++++ Data shown ++++
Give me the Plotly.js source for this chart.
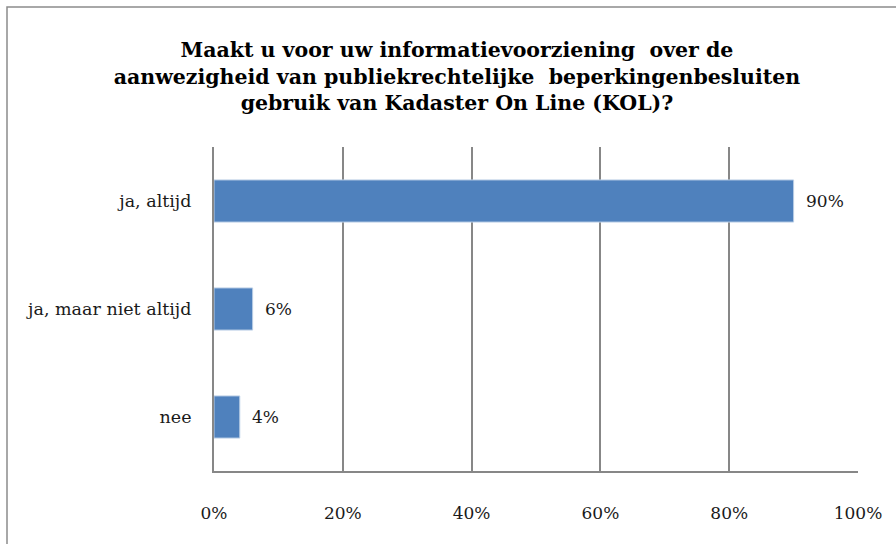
<!DOCTYPE html>
<html>
<head>
<meta charset="utf-8">
<script src="https://cdn.plot.ly/plotly-3.0.1.min.js"></script>
<style>
  html, body { margin: 0; padding: 0; background: #fff; }
  #chart { width: 896px; height: 544px; }
</style>
</head>
<body>
<div id="chart"></div>
<script>
var categories = ['ja, altijd', 'ja, maar niet altijd', 'nee'];
var values = [90, 6, 4];
var xTicks = [0, 20, 40, 60, 80, 100];
var xTickLabels = ['0%', '20%', '40%', '60%', '80%', '100%'];

var titleText = 'Maakt u voor uw informatievoorziening \u00a0over de<br>' +
  'aanwezigheid van publiekrechtelijke \u00a0beperkingenbesluiten<br>' +
  'gebruik van Kadaster On Line (KOL)?';

var font = 'DejaVu Serif, Liberation Serif, serif';
var gridColor = '#878787';
var textColor = '#1a1a1a';

var trace = {
  type: 'bar',
  orientation: 'h',
  x: values,
  y: categories,
  marker: {color: '#4f81bd', line: {color: '#b9cde5', width: 1}},
  hoverinfo: 'none'
};

// value labels to the right of each bar
var labels = values.map(function (v, i) {
  return {
    x: v, y: categories[i],
    xref: 'x', yref: 'y',
    text: v + '%',
    showarrow: false,
    xanchor: 'left',
    xshift: 10,
    font: {family: font, size: 17, color: textColor}
  };
});

var layout = {
  width: 896,
  height: 544,
  margin: {l: 214, r: 38, t: 147, b: 73},
  paper_bgcolor: '#ffffff',
  plot_bgcolor: '#ffffff',
  showlegend: false,
  bargap: 0.61,
  font: {family: font, size: 17, color: textColor},
  title: {
    text: titleText,
    font: {family: font, size: 20.5, color: '#000', weight: 'bold'},
    x: 0.51,
    xanchor: 'center',
    y: 1 - 57 / 544,
    yanchor: 'middle'
  },
  xaxis: {
    range: [0, 100],
    tickvals: xTicks,
    ticktext: xTickLabels,
    showgrid: true,
    gridcolor: gridColor,
    gridwidth: 2,
    zeroline: false,
    showline: true,
    linecolor: gridColor,
    linewidth: 2,
    ticks: '',
    ticklabelstandoff: 26,
    tickfont: {family: font, size: 17, color: textColor},
    fixedrange: true
  },
  yaxis: {
    autorange: 'reversed',
    showgrid: false,
    zeroline: false,
    showline: true,
    linecolor: gridColor,
    linewidth: 2,
    ticks: '',
    ticklabelstandoff: 17,
    tickfont: {family: font, size: 17.5, color: textColor},
    fixedrange: true
  },
  annotations: labels,
  shapes: [{
    type: 'rect',
    xref: 'paper', yref: 'paper',
    x0: (7 - 214) / 644, x1: 1.2,
    y0: -0.4, y1: 1 + (147 - 7) / 324,
    line: {color: '#8c8c8c', width: 1.5},
    layer: 'below'
  }]
};

Plotly.newPlot('chart', [trace], layout, {displayModeBar: false, staticPlot: true});
</script>
</body>
</html>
++++
* **What you need to do**
Pull every line containing "chart" out of the data above.

* **Solution to the problem**
Give me the Plotly.js source for this chart.
  #chart { width: 896px; height: 544px; }
<div id="chart"></div>
Plotly.newPlot('chart', [trace], layout, {displayModeBar: false, staticPlot: true});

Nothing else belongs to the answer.